The new rules - which will take effect after the federal government notifies them - were part of the sweeping changes proposed by a panel in November, with SEBI approving many of them.
Under the revised rules, SEBI's top four levels of officials, including the chairperson, must disclose immovable assets.
Officials must also recuse themselves from matters involving material financial interests or other conflicts, with SEBI planning to introduce a digital recusal process.
"Even if the government does not notify changes to address conflict of interest rules, we will voluntarily adopt it," SEBI Chairman Tuhin Kanta Pandey said.
EASIER TRADE SETTLEMENT RULES
Separately, SEBI eased settlement rules for foreign portfolio investors to net settle their trades, helping them reduce funding needs and trading costs.
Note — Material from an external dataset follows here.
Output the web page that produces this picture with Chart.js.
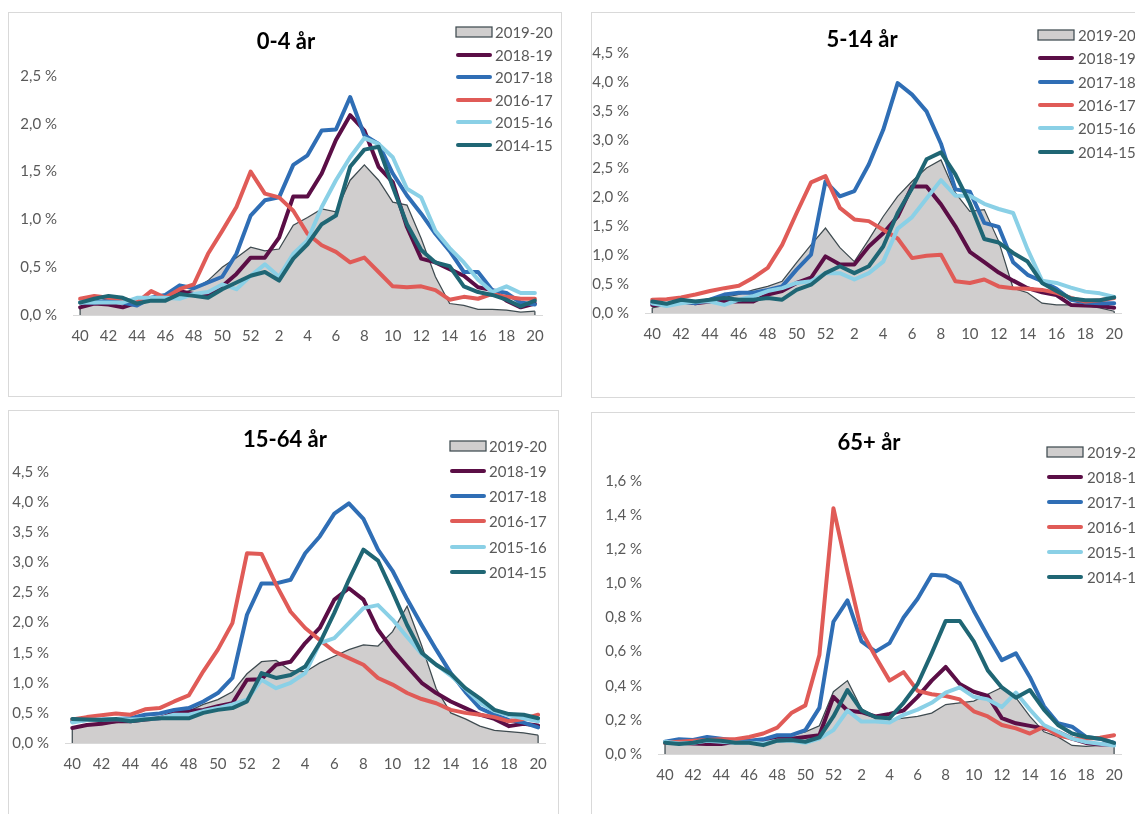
<!DOCTYPE html>
<html>
<head>
<meta charset="utf-8">
<script src="https://cdn.jsdelivr.net/npm/chart.js@4.4.1/dist/chart.umd.min.js"></script>
<style>
  body { margin: 0; width: 1135px; height: 814px; overflow: hidden; background: #fff; position: relative; }
  .box { position: absolute; border: 1px solid #d9d9d9; box-sizing: border-box; }
  canvas { position: absolute; }
</style>
</head>
<body>
<div class="box" style="left:8px;top:12px;width:554px;height:385px"></div>
<div class="box" style="left:591px;top:12px;width:580px;height:386px"></div>
<div class="box" style="left:8px;top:410px;width:551px;height:430px"></div>
<div class="box" style="left:591px;top:412px;width:580px;height:430px"></div>
<canvas id="c1"></canvas>
<canvas id="c2"></canvas>
<canvas id="c3"></canvas>
<canvas id="c4"></canvas>
<script>
// week numbers on the x axis (season runs week 40 -> week 20)
const weeks = [40, 41, 42, 43, 44, 45, 46, 47, 48, 49, 50, 51, 52,
  1, 2, 3, 4, 5, 6, 7, 8, 9, 10, 11, 12, 13, 14, 15, 16, 17, 18, 19, 20];
const seasons = ["2019-20", "2018-19", "2017-18", "2016-17", "2015-16", "2014-15"];
const seriesColors = ["#d0cece", "#5b0e46", "#2f6eb5", "#e05b57", "#8ad0e6", "#1f6674"];

// 0-4 år
const age0_4_1920 = [0.08,0.13,0.17,0.17,0.13,0.18,0.18,0.22,0.27,0.36,0.50,0.60,0.71,0.67,0.69,0.94,1.02,1.11,1.08,1.41,1.57,1.41,1.18,1.15,0.80,0.40,0.12,0.10,0.06,0.06,0.05,0.03,0.04];
const age0_4_1819 = [0.08,0.12,0.11,0.08,0.13,0.16,0.20,0.25,0.22,0.22,0.30,0.43,0.60,0.60,0.81,1.24,1.24,1.48,1.83,2.09,1.93,1.55,1.39,0.92,0.59,0.55,0.48,0.41,0.29,0.26,0.15,0.08,0.12];
const age0_4_1718 = [0.13,0.13,0.15,0.13,0.10,0.18,0.21,0.31,0.28,0.34,0.40,0.64,1.04,1.20,1.23,1.57,1.67,1.93,1.94,2.28,1.88,1.79,1.48,1.25,1.06,0.85,0.67,0.45,0.45,0.26,0.23,0.13,0.11];
const age0_4_1617 = [0.17,0.20,0.18,0.17,0.13,0.25,0.18,0.27,0.32,0.64,0.88,1.13,1.50,1.27,1.23,1.09,0.85,0.73,0.66,0.55,0.60,0.45,0.30,0.29,0.30,0.26,0.16,0.19,0.17,0.22,0.19,0.17,0.17];
const age0_4_1516 = [0.13,0.13,0.13,0.13,0.18,0.18,0.18,0.17,0.22,0.24,0.32,0.27,0.41,0.53,0.40,0.64,0.78,1.13,1.41,1.65,1.85,1.79,1.65,1.32,1.23,0.88,0.70,0.55,0.37,0.24,0.30,0.23,0.23];
const age0_4_1415 = [0.13,0.17,0.20,0.18,0.12,0.15,0.15,0.22,0.20,0.18,0.27,0.34,0.41,0.45,0.36,0.59,0.74,0.95,1.04,1.55,1.73,1.76,1.34,0.95,0.68,0.55,0.51,0.30,0.24,0.21,0.16,0.09,0.15];

// 5-14 år
const age5_14_1920 = [0.09,0.14,0.20,0.20,0.23,0.27,0.32,0.40,0.46,0.55,0.87,1.18,1.47,1.13,0.89,1.27,1.67,2.02,2.28,2.51,2.65,2.08,1.76,1.79,1.24,0.43,0.35,0.17,0.14,0.14,0.13,0.09,0.03];
const age5_14_1819 = [0.14,0.14,0.20,0.17,0.20,0.20,0.20,0.20,0.32,0.38,0.52,0.61,0.98,0.84,0.84,1.15,1.38,1.67,2.19,2.19,1.88,1.50,1.06,0.88,0.70,0.56,0.43,0.36,0.31,0.14,0.13,0.12,0.09];
const age5_14_1718 = [0.17,0.14,0.20,0.17,0.23,0.32,0.35,0.35,0.40,0.46,0.75,1.01,2.28,2.02,2.11,2.57,3.17,3.98,3.78,3.49,2.93,2.14,2.10,1.56,1.49,0.88,0.66,0.55,0.42,0.23,0.18,0.17,0.17];
const age5_14_1617 = [0.23,0.24,0.27,0.32,0.38,0.43,0.47,0.61,0.78,1.18,1.73,2.26,2.37,1.82,1.62,1.59,1.44,1.29,0.95,0.99,1.01,0.55,0.52,0.58,0.46,0.43,0.42,0.40,0.35,0.26,0.20,0.22,0.26];
const age5_14_1516 = [0.17,0.12,0.17,0.20,0.20,0.14,0.23,0.29,0.38,0.43,0.52,0.55,0.69,0.69,0.58,0.69,0.89,1.46,1.66,1.98,2.30,2.03,2.03,1.89,1.80,1.73,1.10,0.56,0.52,0.44,0.37,0.34,0.28];
const age5_14_1415 = [0.20,0.16,0.23,0.20,0.23,0.26,0.23,0.23,0.26,0.23,0.40,0.49,0.69,0.81,0.69,0.81,1.15,1.73,2.16,2.66,2.78,2.40,1.90,1.28,1.22,1.04,0.89,0.52,0.38,0.25,0.22,0.22,0.27];

// 15-64 år
const age15_64_1920 = [0.25,0.30,0.32,0.34,0.36,0.39,0.44,0.47,0.53,0.64,0.72,0.85,1.15,1.35,1.37,1.20,1.18,1.33,1.44,1.55,1.63,1.61,1.85,2.27,1.62,0.90,0.50,0.40,0.28,0.21,0.19,0.17,0.13];
const age15_64_1819 = [0.25,0.30,0.32,0.36,0.36,0.39,0.41,0.50,0.53,0.55,0.61,0.66,1.05,1.06,1.30,1.35,1.66,1.91,2.38,2.57,2.38,1.88,1.55,1.27,1.00,0.83,0.69,0.58,0.47,0.40,0.28,0.32,0.29];
const age15_64_1718 = [0.36,0.38,0.39,0.40,0.41,0.47,0.49,0.55,0.58,0.69,0.83,1.08,2.13,2.65,2.65,2.71,3.15,3.43,3.81,3.98,3.72,3.21,2.86,2.39,1.96,1.55,1.16,0.85,0.58,0.47,0.38,0.34,0.26];
const age15_64_1617 = [0.39,0.43,0.46,0.49,0.47,0.56,0.58,0.69,0.79,1.19,1.55,1.99,3.15,3.14,2.63,2.18,1.91,1.71,1.52,1.41,1.30,1.08,0.97,0.83,0.73,0.66,0.55,0.50,0.47,0.43,0.36,0.40,0.47];
const age15_64_1516 = [0.34,0.38,0.39,0.40,0.39,0.40,0.41,0.47,0.47,0.53,0.58,0.64,0.72,1.05,0.91,1.00,1.16,1.66,1.74,1.99,2.24,2.29,2.05,1.76,1.48,1.30,1.12,0.90,0.67,0.53,0.46,0.41,0.36];
const age15_64_1415 = [0.40,0.39,0.38,0.40,0.36,0.39,0.41,0.41,0.41,0.50,0.55,0.58,0.69,1.16,1.08,1.13,1.27,1.66,2.16,2.71,3.21,3.03,2.51,1.96,1.50,1.30,1.15,0.91,0.74,0.55,0.48,0.47,0.41];

// 65+ år
const age65_1920 = [0.062,0.072,0.09,0.09,0.086,0.082,0.072,0.072,0.10,0.11,0.13,0.165,0.365,0.43,0.265,0.22,0.20,0.21,0.22,0.24,0.29,0.30,0.31,0.35,0.39,0.33,0.22,0.13,0.10,0.05,0.045,0.05,0.055];
const age65_1819 = [0.066,0.066,0.062,0.058,0.058,0.072,0.072,0.082,0.09,0.09,0.10,0.11,0.335,0.255,0.245,0.22,0.235,0.255,0.335,0.43,0.51,0.41,0.365,0.34,0.21,0.18,0.165,0.15,0.13,0.09,0.065,0.055,0.055];
const age65_1718 = [0.072,0.086,0.082,0.10,0.09,0.078,0.078,0.086,0.11,0.11,0.14,0.27,0.775,0.90,0.66,0.60,0.65,0.80,0.91,1.05,1.045,1.00,0.84,0.69,0.55,0.59,0.45,0.28,0.18,0.16,0.10,0.09,0.065];
const age65_1617 = [0.066,0.072,0.078,0.082,0.086,0.086,0.10,0.12,0.155,0.24,0.285,0.58,1.44,1.07,0.72,0.57,0.43,0.48,0.37,0.35,0.34,0.32,0.25,0.22,0.17,0.15,0.12,0.16,0.11,0.09,0.09,0.095,0.11];
const age65_1516 = [0.072,0.062,0.066,0.078,0.072,0.066,0.066,0.062,0.078,0.078,0.066,0.09,0.14,0.255,0.19,0.19,0.185,0.23,0.26,0.30,0.36,0.39,0.335,0.32,0.275,0.36,0.26,0.17,0.13,0.09,0.07,0.06,0.05];
const age65_1415 = [0.066,0.058,0.066,0.082,0.078,0.066,0.066,0.052,0.078,0.082,0.072,0.097,0.22,0.375,0.255,0.215,0.21,0.30,0.41,0.59,0.78,0.78,0.66,0.49,0.39,0.33,0.375,0.26,0.17,0.12,0.10,0.09,0.065];

const fmtPct = v => v.toFixed(1).replace(".", ",") + " %";

function makePanel(cfg, series) {
  const el = document.getElementById(cfg.id);
  const cv = cfg.canvas;
  el.width = cv.w;
  el.height = cv.h;
  el.style.left = cv.x + "px";
  el.style.top = cv.y + "px";
  el.style.width = cv.w + "px";
  el.style.height = cv.h + "px";

  const a = cfg.area;
  const xAxisH = 40;

  const datasets = series.map((d, k) => {
    if (k === 0) {
      return {
        label: seasons[0],
        data: d,
        fill: "origin",
        backgroundColor: seriesColors[0],
        borderColor: "#3f4b50",
        borderWidth: 1.25,
        pointRadius: 0,
        tension: 0,
        order: 10,
      };
    }
    return {
      label: seasons[k],
      data: d,
      fill: false,
      borderColor: seriesColors[k],
      borderWidth: 4,
      borderCapStyle: "round",
      borderJoinStyle: "round",
      pointRadius: 0,
      tension: 0,
      order: 10 - k,
    };
  });

  // title, legend and the area's vertical edges
  const decor = {
    id: "decor",
    afterDatasetDraw(chart, args) {
      if (args.index !== 0) return;
      const pts = args.meta.data;
      const yb = chart.scales.y.getPixelForValue(0);
      const c = chart.ctx;
      c.save();
      c.strokeStyle = "#3f4b50";
      c.lineWidth = 1.25;
      c.beginPath();
      [pts[0], pts[pts.length - 1]].forEach(p => {
        c.moveTo(p.x, yb);
        c.lineTo(p.x, p.y);
      });
      c.stroke();
      c.restore();
    },
    afterDraw(chart) {
      const c = chart.ctx;
      c.save();
      c.fillStyle = "#000";
      c.font = "bold 22px Lato";
      c.textAlign = "center";
      c.textBaseline = "middle";
      c.fillText(cfg.title, cfg.titleX - cv.x, cfg.titleY - cv.y);

      c.font = "15px Lato";
      c.textAlign = "left";
      for (let k = 0; k < seasons.length; k++) {
        const y = cfg.legY[k] - cv.y;
        const sx = cfg.legX - cv.x;
        if (k === 0) {
          c.fillStyle = seriesColors[0];
          c.fillRect(sx, y - 5, 36, 10);
          c.strokeStyle = "#3f4b50";
          c.lineWidth = 1.25;
          c.strokeRect(sx, y - 5, 36, 10);
        } else {
          c.strokeStyle = seriesColors[k];
          c.lineWidth = 4;
          c.lineCap = "round";
          c.beginPath();
          c.moveTo(sx + 2, y);
          c.lineTo(sx + 34, y);
          c.stroke();
        }
        c.fillStyle = "#595959";
        c.fillText(seasons[k], cfg.legTextX - cv.x, y + 1);
      }
      c.restore();
    },
  };

  new Chart(el, {
    type: "line",
    data: { labels: weeks.map(String), datasets: datasets },
    options: {
      responsive: false,
      animation: false,
      layout: {
        padding: {
          left: 0,
          top: a.t - cv.y,
          right: cv.x + cv.w - a.r,
          bottom: cv.y + cv.h - a.b - xAxisH,
        },
      },
      scales: {
        x: {
          offset: true,
          grid: { display: false, drawTicks: false },
          border: { display: true, color: "#d9d9d9", width: 1 },
          ticks: {
            autoSkip: false,
            maxRotation: 0,
            padding: 12,
            color: "#595959",
            font: { family: "Lato", size: 15 },
            callback: (v, i) => (i % 2 === 0 ? String(weeks[i]) : ""),
          },
          afterFit: s => { s.height = xAxisH; },
        },
        y: {
          min: 0,
          max: cfg.yMax,
          grid: { display: false, drawTicks: false },
          border: { display: false },
          ticks: {
            stepSize: cfg.yStep,
            padding: 16,
            color: "#595959",
            font: { family: "Lato", size: 15 },
            callback: v => fmtPct(v),
          },
          afterFit: s => { s.width = a.l - cv.x; },
        },
      },
      plugins: {
        legend: { display: false },
        tooltip: { enabled: false },
      },
    },
    plugins: [decor],
  });
}

makePanel({
  id: "c1", canvas: { x: 8, y: 12, w: 554, h: 385 },
  area: { l: 73, r: 542, t: 76, b: 315 }, yMax: 2.5, yStep: 0.5,
  title: "0-4 år", titleX: 286, titleY: 42,
  legX: 456, legTextX: 495, legY: [32, 55, 77, 100, 122, 145],
}, [age0_4_1920, age0_4_1819, age0_4_1718, age0_4_1617, age0_4_1516, age0_4_1415]);

makePanel({
  id: "c2", canvas: { x: 591, y: 12, w: 544, h: 386 },
  area: { l: 645, r: 1129, t: 53, b: 313 }, yMax: 4.5, yStep: 0.5,
  title: "5-14 år", titleX: 862, titleY: 40,
  legX: 1038, legTextX: 1078, legY: [35, 58, 82, 105, 128, 152],
}, [age5_14_1920, age5_14_1819, age5_14_1718, age5_14_1617, age5_14_1516, age5_14_1415]);

makePanel({
  id: "c3", canvas: { x: 8, y: 410, w: 551, h: 404 },
  area: { l: 65, r: 547, t: 472, b: 743 }, yMax: 4.5, yStep: 0.5,
  title: "15-64 år", titleX: 285, titleY: 440,
  legX: 450, legTextX: 489, legY: [446, 471, 496, 521, 547, 572],
}, [age15_64_1920, age15_64_1819, age15_64_1718, age15_64_1617, age15_64_1516, age15_64_1415]);

makePanel({
  id: "c4", canvas: { x: 591, y: 412, w: 544, h: 402 },
  area: { l: 658, r: 1122, t: 481, b: 754 }, yMax: 1.6, yStep: 0.2,
  title: "65+ år", titleX: 869, titleY: 443,
  legX: 1047, legTextX: 1087, legY: [452, 477, 502, 527, 552, 577],
}, [age65_1920, age65_1819, age65_1718, age65_1617, age65_1516, age65_1415]);
</script>
</body>
</html>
These large investors often execute multiple trades a day, and currently must settle each trade separately, which ties up capital.
The new settlement mechanism will be implemented from December31 this year, SEBI said.
Use of the new mechanism will be mandatory, an official told Reuters on the sidelines of the SEBI board meeting.
Net settlement is expected to help exchange-traded and index funds, especially on index rebalancing days. It will not apply to intraday single-stock trades and will be optional.
The move comes amid heavy foreign selling of Indian equities, driven by the country's limited exposure to the global AI trade, more attractive valuations in other emerging markets and the U.S.-Israeli war on Iran.
Outflows totalled a record $18 billion in 2025, while FPIs have net sold $11.48 billion so far this year. March net sales of $9.57 billion put the month on track for the biggest monthly outflow since October 2024.
SEBI also relaxed "fit and proper" rules for market intermediaries, saying a criminal complaint alone would not be grounds to reject or cancel registration.
The measures are part of steps Pandey has taken to ease rules and improve access for foreign investors since he became chairman more than a year ago.
In January, the regulator approved a closing-session trading window and eased access for sovereign-backed and overseas retail funds.